2-0 Burnley won despite the astonishing stats that recorded 26 Liverpool shots and 81% possession. Yet despite those stats Burnley never looked like losing, never looked truly threatened, never looked like losing. Liverpool for all their pretty play and intricate passing, never played a killer ball, never seriously breached the Burnley wall, never looked remotely like scoring.

And the Burnley defence: impregnable, dour, unbreakable, dominant, robust, simply magnificent. For all those Liverpool shots only twice was Heaton seriously in action.

And the two Burnley goals: both of them superb, the first from a Liverpool pass intercepted by Gray who slipped the ball quickly to Vokes. Vokes beats his man gets on the edge of the box, pirouettes as if he was on ‘Strictly’ and fires an unstoppable bullet 20-yarder wide of Mignolet. The ground erupted, perhaps not quite on the same volcanic scale as that when Blake scored against Man United in 2009, but still a roar that probably echoed as far away as Skipton.

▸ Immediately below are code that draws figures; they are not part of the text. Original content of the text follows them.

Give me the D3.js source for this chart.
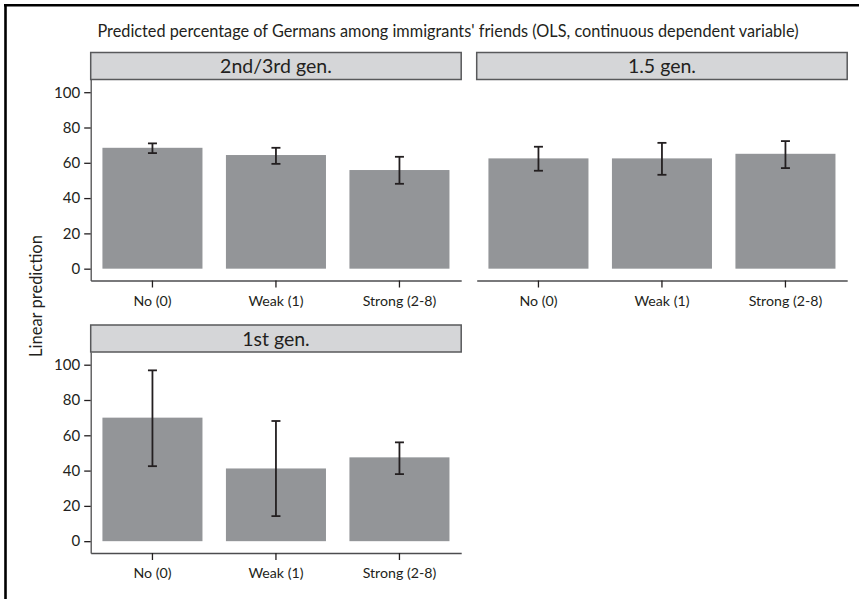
<!DOCTYPE html>
<html>
<head>
<meta charset="utf-8">
<script src="https://cdn.jsdelivr.net/npm/d3@7"></script>
<style>
  html, body { margin: 0; padding: 0; background: #fff; }
  svg { display: block; font-family: Lato, "Open Sans", sans-serif; }
</style>
</head>
<body>
<svg id="chart" width="859" height="599"></svg>
<script>
// Predicted percentage of German friends, by generation and attachment level
const panelTitles = ["2nd/3rd gen.", "1.5 gen.", "1st gen."];
const categories = ["No (0)", "Weak (1)", "Strong (2-8)"];
const yTicks = [0, 20, 40, 60, 80, 100];

const predictionGen23 = [68.5, 64.4, 55.9];
const lowerGen23 = [65.5, 59.4, 48.1];
const upperGen23 = [71.0, 68.5, 63.4];

const predictionGen15 = [62.5, 62.5, 65.1];
const lowerGen15 = [55.5, 53.2, 57.0];
const upperGen15 = [69.1, 71.3, 72.3];

const predictionGen1 = [70.0, 41.2, 47.5];
const lowerGen1 = [42.5, 14.2, 38.0];
const upperGen1 = [96.8, 68.1, 56.0];

const panelData = [
  { title: panelTitles[0], pred: predictionGen23, lo: lowerGen23, hi: upperGen23, col: 0, row: 0 },
  { title: panelTitles[1], pred: predictionGen15, lo: lowerGen15, hi: upperGen15, col: 1, row: 0 },
  { title: panelTitles[2], pred: predictionGen1, lo: lowerGen1, hi: upperGen1, col: 0, row: 1 }
];

const svg = d3.select("#chart");

// frame lines along the top and left edges
svg.append("line").attr("x1", 4).attr("x2", 859).attr("y1", 5.2).attr("y2", 5.2)
  .attr("stroke", "#000").attr("stroke-width", 2.6);
svg.append("line").attr("x1", 5.5).attr("x2", 5.5).attr("y1", 4).attr("y2", 599)
  .attr("stroke", "#000").attr("stroke-width", 2.6);

// overall title
svg.append("text")
  .attr("x", 448).attr("y", 37)
  .attr("text-anchor", "middle")
  .attr("font-size", 16.3)
  .attr("fill", "#231f20")
  .text("Predicted percentage of Germans among immigrants' friends (OLS, continuous dependent variable)");

// shared y-axis title
svg.append("text")
  .attr("transform", "translate(41.5,296) rotate(-90)")
  .attr("text-anchor", "middle")
  .attr("font-size", 16.5)
  .attr("fill", "#231f20")
  .text("Linear prediction");

const colX = [90.7, 476.7];
const rowY = [52.5, 325.0];
const panelW = 370.5;
const stripH = 27;
const plotH = 201;

const y = d3.scaleLinear().domain([-6.7, 107.2]).range([plotH, 0]);
const x = d3.scaleBand().domain(categories).range([0, panelW])
  .paddingInner(0.19).paddingOuter(0.095);

panelData.forEach(p => {
  const g = svg.append("g")
    .attr("transform", `translate(${colX[p.col]},${rowY[p.row]})`);

  // header strip
  g.append("rect")
    .attr("x", 0).attr("y", 0).attr("width", panelW).attr("height", stripH)
    .attr("fill", "#d5d6d8").attr("stroke", "#58595b").attr("stroke-width", 1.5);
  g.append("text")
    .attr("x", panelW / 2).attr("y", stripH / 2 + 7)
    .attr("text-anchor", "middle")
    .attr("font-size", 19.5)
    .attr("fill", "#231f20")
    .text(p.title);

  const plot = g.append("g").attr("transform", `translate(0,${stripH})`);

  const rows = categories.map((c, i) => ({ c, v: p.pred[i], lo: p.lo[i], hi: p.hi[i] }));

  // bars
  plot.selectAll("rect.bar").data(rows).join("rect")
    .attr("class", "bar")
    .attr("x", d => x(d.c))
    .attr("width", x.bandwidth())
    .attr("y", d => y(d.v))
    .attr("height", d => y(0) - y(d.v))
    .attr("fill", "#939598");

  // confidence intervals
  const cap = 4.5;
  const eb = plot.selectAll("g.err").data(rows).join("g")
    .attr("class", "err")
    .attr("transform", d => `translate(${x(d.c) + x.bandwidth() / 2},0)`)
    .attr("stroke", "#231f20").attr("stroke-width", 1.8);
  eb.append("line").attr("y1", d => y(d.lo)).attr("y2", d => y(d.hi));
  eb.append("line").attr("x1", -cap).attr("x2", cap).attr("y1", d => y(d.hi)).attr("y2", d => y(d.hi));
  eb.append("line").attr("x1", -cap).attr("x2", cap).attr("y1", d => y(d.lo)).attr("y2", d => y(d.lo));

  // x axis
  const xa = plot.append("g")
    .attr("transform", `translate(0,${plotH})`)
    .call(d3.axisBottom(x).tickSize(7).tickSizeOuter(0).tickPadding(8));
  xa.select(".domain").attr("stroke", "#4d4d4f").attr("stroke-width", 1.3);
  xa.selectAll(".tick line").attr("stroke", "#231f20").attr("stroke-width", 1.3);
  xa.selectAll(".tick text").attr("font-size", 14.2).attr("fill", "#231f20")
    .attr("font-family", "Lato, sans-serif");

  // y axis on the left column only
  if (p.col === 0) {
    const ya = plot.append("g")
      .call(d3.axisLeft(y).tickValues(yTicks).tickSize(6.5).tickSizeOuter(0).tickPadding(4));
    ya.select(".domain").attr("stroke", "#4d4d4f").attr("stroke-width", 1.3);
    ya.selectAll(".tick line").attr("stroke", "#231f20").attr("stroke-width", 1.3);
    ya.selectAll(".tick text").attr("font-size", 15).attr("fill", "#231f20")
      .attr("font-family", "Lato, sans-serif");
  }
});
</script>
</body>
</html>
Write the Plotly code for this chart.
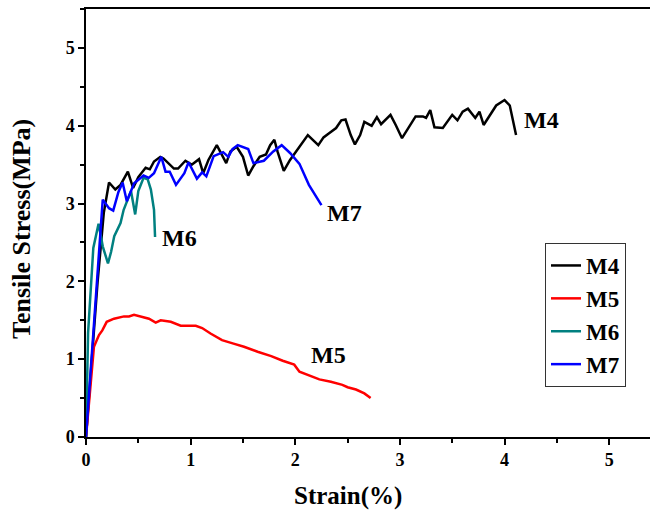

And if we thought this was a minor miracle then even better was to follow when Defour (Marney with a beard) won the ball and powered forward into the Liverpool half. Halfway in, he released a pass to Gray and Gray did the rest from the edge of the box, beating one man, beating a second, firing through a third defender’s legs, the ball eluding Mignolet’s despairing dive. It took TV replays to show just how sumptuous both goals were.

With the wind swirling, Klopp stony-faced and the crowd roaring, if we thought Liverpool would up the second-half tempo and put Burnley under the cosh, we were mistaken. It was just more of the same, tip-tapping around as if it was some kind of training exercise without one jot of penetration.

The rest of the game was Liverpool trying to unlock the Burnley padlocks but never once was there even a close thing, or a near miss. Not one Burnley player could be faulted, each one magnificent, Mee and Keane utterly immense, over and again Burnley were quick to intercept, quick to tackle, to block and hassle, harry, force Liverpool back and then retaliate with occasional swift counter-attacks.

We’ve had some memorable games at the Turf in the last few years. This was one of them; seventh in the table and who’d have thought it, on course for Europe.